Philippe Dam : Ce qui s'est passé à Kramatorsk ce vendredi matin doit être étudié très précisément. Ce ne serait pas la première fois que les autorités russes ciblent le réseau ferroviaire ukrainien. Cette fois-ci, très clairement, c'est une gare, où des civils étaient réunis, qui a été ciblée. Il faut que les armes soient étudiées afin que la responsabilité de la Russie soit confirmée. On peut effectivement s'attendre à une augmentation des crimes commis contre les civils dans le sud-est de l'Ukraine. Il faut une vigilance absolue et il faut surtout renforcer la mise à disposition de capacités pour enquêter sur les crimes qui seront potentiellement commis dans cette zone désormais.

Des vidéos, montrant des hommes en uniforme ukrainien tirant et achevant des combattants russes blessés, circulent depuis plus d'une semaine. Votre ONG demande une enquête sur les faits reprochés aux Ukrainiens. Ce ne sont pas les premières qui sont repérées ?

C'est en fait le deuxième cas dramatique qui a émergé. Il y avait un premier cas le 27 mars dernier, près de Kharkiv, où une vidéo tournée là-bas montrait que des combattants ukrainiens brutalisaient et tiraient dans la jambe de prisonniers de guerre russes de manière complètement délibérée. Nous avions étudié cette vidéo. On avait constaté qu'elle était crédible, qu'elle était légitime. On avait appelé à une enquête. Plus grave, c'est le cas qui est apparu cette semaine où là, délibérément, on voit des combattants de l'armée ukrainienne ou apparentés à l'armée ukrainienne à l'ouest de Kiev qui exécutent plusieurs prisonniers de guerre, une vidéo analysée et authentifiée par le New York Times. Un soldat semble avoir les mains liées. Cela s'ajoute à des cas précédents de publications de vidéos et de photos de soldats sur les comptes sociaux officiels ukrainiens qui avaient à l'époque l'intention, sans doute, d'humilier ces prisonniers de guerre.

"Très clairement, il faut que le gouvernement ukrainien mette en pratique sa promesse d'enquêter sur ces faits et, surtout, publie les résultats de ses enquêtes et montrent que les responsables seront punis."

Philippe Dam, directeur du plaidoyer pour l'Union européenne à l'ONG Human Rights Watch

à franceinfo

Qui peut lancer une enquête ?

D'abord, les autorités ukrainiennes sont les premières à être responsables de ce devoir d'enquêter sur le comportement de leurs propres troupes.
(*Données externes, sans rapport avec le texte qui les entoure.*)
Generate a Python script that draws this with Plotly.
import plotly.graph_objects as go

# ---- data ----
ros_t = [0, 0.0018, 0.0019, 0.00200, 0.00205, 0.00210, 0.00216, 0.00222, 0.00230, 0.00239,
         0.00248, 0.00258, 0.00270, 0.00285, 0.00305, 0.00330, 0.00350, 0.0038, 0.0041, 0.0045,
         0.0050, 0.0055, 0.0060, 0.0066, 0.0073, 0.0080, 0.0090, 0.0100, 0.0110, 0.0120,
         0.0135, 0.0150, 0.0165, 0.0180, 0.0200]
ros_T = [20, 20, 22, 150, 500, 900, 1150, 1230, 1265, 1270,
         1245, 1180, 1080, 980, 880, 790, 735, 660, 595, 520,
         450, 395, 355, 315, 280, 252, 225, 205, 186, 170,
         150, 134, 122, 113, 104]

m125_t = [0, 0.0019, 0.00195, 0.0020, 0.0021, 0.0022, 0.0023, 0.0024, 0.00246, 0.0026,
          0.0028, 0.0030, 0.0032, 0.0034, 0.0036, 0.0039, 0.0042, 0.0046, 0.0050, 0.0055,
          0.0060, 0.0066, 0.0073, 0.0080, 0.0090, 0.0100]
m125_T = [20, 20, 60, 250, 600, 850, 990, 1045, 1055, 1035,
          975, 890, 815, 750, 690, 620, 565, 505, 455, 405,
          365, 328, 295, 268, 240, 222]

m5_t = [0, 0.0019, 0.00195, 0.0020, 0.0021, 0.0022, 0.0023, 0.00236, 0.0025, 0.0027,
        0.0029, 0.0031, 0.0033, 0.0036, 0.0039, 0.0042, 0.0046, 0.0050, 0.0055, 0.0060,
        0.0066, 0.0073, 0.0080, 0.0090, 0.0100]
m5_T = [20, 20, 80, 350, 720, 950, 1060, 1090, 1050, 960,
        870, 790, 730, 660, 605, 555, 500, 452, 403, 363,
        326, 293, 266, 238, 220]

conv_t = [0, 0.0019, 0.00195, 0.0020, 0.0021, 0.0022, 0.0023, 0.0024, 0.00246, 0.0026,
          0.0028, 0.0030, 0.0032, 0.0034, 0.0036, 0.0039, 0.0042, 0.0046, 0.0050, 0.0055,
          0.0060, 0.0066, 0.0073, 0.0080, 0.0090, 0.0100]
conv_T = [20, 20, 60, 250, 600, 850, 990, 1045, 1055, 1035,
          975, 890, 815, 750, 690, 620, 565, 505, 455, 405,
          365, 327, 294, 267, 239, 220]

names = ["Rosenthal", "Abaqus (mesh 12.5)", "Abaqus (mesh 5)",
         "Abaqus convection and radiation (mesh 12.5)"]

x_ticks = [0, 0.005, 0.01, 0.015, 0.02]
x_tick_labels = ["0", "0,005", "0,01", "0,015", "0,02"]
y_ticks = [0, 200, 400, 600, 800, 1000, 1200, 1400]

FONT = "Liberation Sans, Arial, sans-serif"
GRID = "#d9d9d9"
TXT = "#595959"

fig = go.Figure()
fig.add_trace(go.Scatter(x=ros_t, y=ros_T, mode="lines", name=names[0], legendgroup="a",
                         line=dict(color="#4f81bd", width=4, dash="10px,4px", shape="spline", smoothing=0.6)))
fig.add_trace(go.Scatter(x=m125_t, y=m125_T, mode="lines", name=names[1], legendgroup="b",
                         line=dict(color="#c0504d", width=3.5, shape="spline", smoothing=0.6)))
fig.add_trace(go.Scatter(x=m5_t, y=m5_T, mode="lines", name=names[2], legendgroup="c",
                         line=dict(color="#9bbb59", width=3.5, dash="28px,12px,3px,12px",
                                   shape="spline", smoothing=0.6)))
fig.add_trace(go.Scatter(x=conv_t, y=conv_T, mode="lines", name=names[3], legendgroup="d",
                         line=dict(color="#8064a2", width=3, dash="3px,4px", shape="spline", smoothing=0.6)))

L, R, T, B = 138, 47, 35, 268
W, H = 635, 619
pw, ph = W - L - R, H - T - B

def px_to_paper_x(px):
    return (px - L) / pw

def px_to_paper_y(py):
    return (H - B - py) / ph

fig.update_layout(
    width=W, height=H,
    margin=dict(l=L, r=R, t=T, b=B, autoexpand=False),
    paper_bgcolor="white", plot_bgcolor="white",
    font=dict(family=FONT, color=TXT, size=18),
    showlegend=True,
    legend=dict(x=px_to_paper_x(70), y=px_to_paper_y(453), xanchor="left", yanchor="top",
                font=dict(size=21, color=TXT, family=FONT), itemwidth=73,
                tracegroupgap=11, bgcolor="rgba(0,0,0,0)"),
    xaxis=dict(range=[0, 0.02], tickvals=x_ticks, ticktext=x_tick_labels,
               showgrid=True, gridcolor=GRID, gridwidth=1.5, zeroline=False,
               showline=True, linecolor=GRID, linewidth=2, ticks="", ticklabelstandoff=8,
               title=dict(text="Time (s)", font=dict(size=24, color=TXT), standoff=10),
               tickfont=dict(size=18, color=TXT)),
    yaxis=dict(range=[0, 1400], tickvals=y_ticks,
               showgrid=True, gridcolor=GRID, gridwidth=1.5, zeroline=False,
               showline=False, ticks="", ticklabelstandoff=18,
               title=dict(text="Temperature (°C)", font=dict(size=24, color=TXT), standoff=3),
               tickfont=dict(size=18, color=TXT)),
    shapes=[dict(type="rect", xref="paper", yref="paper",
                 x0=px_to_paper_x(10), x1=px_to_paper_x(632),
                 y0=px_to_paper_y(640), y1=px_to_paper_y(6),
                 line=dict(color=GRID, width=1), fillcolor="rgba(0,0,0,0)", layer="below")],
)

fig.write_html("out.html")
Elles doivent démontrer que les responsables seront punis, que les instructions seront très clairement données à l'ensemble des combattants, que ces actions seront sanctionnées et punis. Très clairement, ce genre de comportements pourra constituer des crimes de guerre. C'est interdit par les Conventions de Genève. L'échec d'enquêter, l'échec de répondre à ces actions par le gouvernement ukrainien pourra lui-même finir devant la Cour pénale internationale.
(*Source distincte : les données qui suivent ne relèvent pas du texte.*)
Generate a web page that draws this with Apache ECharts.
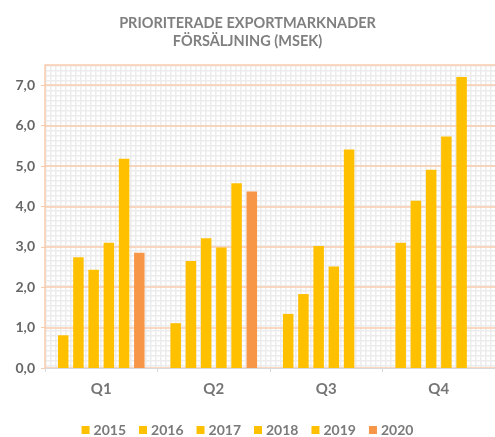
<!DOCTYPE html>
<html><head><meta charset="utf-8">
<script src="https://cdn.jsdelivr.net/npm/echarts@6/dist/echarts.min.js"></script>
<style>html,body{margin:0;padding:0;background:#fff}#c{width:495px;height:437px}</style>
</head><body><div id="c"></div>
<script>
const categories = ['Q1', 'Q2', 'Q3', 'Q4'];
const years = ['2015', '2016', '2017', '2018', '2019', '2020'];
const v2015 = [0.81, 1.11, 1.34, 3.10];
const v2016 = [2.74, 2.65, 1.83, 4.14];
const v2017 = [2.43, 3.21, 3.02, 4.91];
const v2018 = [3.10, 2.98, 2.51, 5.73];
const v2019 = [5.18, 4.57, 5.41, 7.20];
const v2020 = [2.85, 4.37, null, null];
const yearValues = [v2015, v2016, v2017, v2018, v2019, v2020];
const colors = ['#ffc000', '#ffc000', '#ffc000', '#ffc000', '#ffc000', '#f79646'];

const pc = document.createElement('canvas');
pc.width = 5; pc.height = 5;
const g = pc.getContext('2d');
g.fillStyle = '#ffffff'; g.fillRect(0, 0, 5, 5);
g.fillStyle = '#ececec'; g.fillRect(0, 0, 1.5, 5); g.fillRect(0, 0, 5, 1.5);

const chart = echarts.init(document.getElementById('c'));
chart.setOption({
  animation: false,
  title: {
    text: 'PRIORITERADE EXPORTMARKNADER\nFÖRSÄLJNING (MSEK)',
    left: 'center', top: 9,
    textStyle: { fontFamily: 'Lato', fontSize: 14.5, fontWeight: 'bold', color: '#7f7f7f', lineHeight: 18 }
  },
  grid: {
    left: 45, top: 65, width: 460, height: 303,
    show: true, borderWidth: 0,
    backgroundColor: { image: pc, repeat: 'repeat' }
  },
  legend: {
    top: 418, left: 'center', itemWidth: 8, itemHeight: 8, itemGap: 13,
    icon: 'rect',
    textStyle: { fontFamily: 'Lato', fontSize: 14, fontWeight: 'bold', color: '#7a7a7a', padding: [0, 0, 0, -1] },
    data: years
  },
  xAxis: {
    type: 'category', data: categories,
    axisLine: { lineStyle: { color: '#d9d9d9', width: 1 } },
    axisTick: { show: true, length: 4, lineStyle: { color: '#d9d9d9' } },
    axisLabel: { fontFamily: 'Lato', fontSize: 15, fontWeight: 'bold', color: '#757575', margin: 14 }
  },
  yAxis: {
    type: 'value', min: 0, max: 7.5, interval: 1,
    axisLine: { show: true, lineStyle: { color: '#f8cbad', width: 1.5 } },
    axisTick: { show: true, length: 4, lineStyle: { color: '#f8cbad' } },
    splitLine: { lineStyle: { color: '#f8cbad', width: 1.5 } },
    axisLabel: {
      showMaxLabel: false,
      fontFamily: 'Lato', fontSize: 14, fontWeight: 'bold', color: '#666666', margin: 10,
      formatter: v => v.toFixed(1).replace('.', ',')
    }
  },
  series: years.map((y, i) => ({
    name: y, type: 'bar', data: yearValues[i],
    barWidth: 10.5, barGap: '45%', barCategoryGap: '24%',
    itemStyle: { color: colors[i] }
  }))
});
</script></body></html>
Est-ce que ce genre d'enquête est une priorité pour le gouvernement ukrainien ?

Je pense que c'est essentiel. Si l'Ukraine souhaite gagner la bataille des opinions publiques, c'est indispensable. Si l'Ukraine souhaite démontrer qu'elle mène une guerre sans commettre de crimes, c'est effectivement indispensable. Il faut rappeler aussi que l'Ukraine a exprimé son intention de devenir candidate à l'Union européenne. C'est d'autant plus important que l'Ukraine soit au-dessus de tout reproche et que l'Union européenne elle-même demande à son partenaire, à son allié, que ces crimes ne restent pas impunis.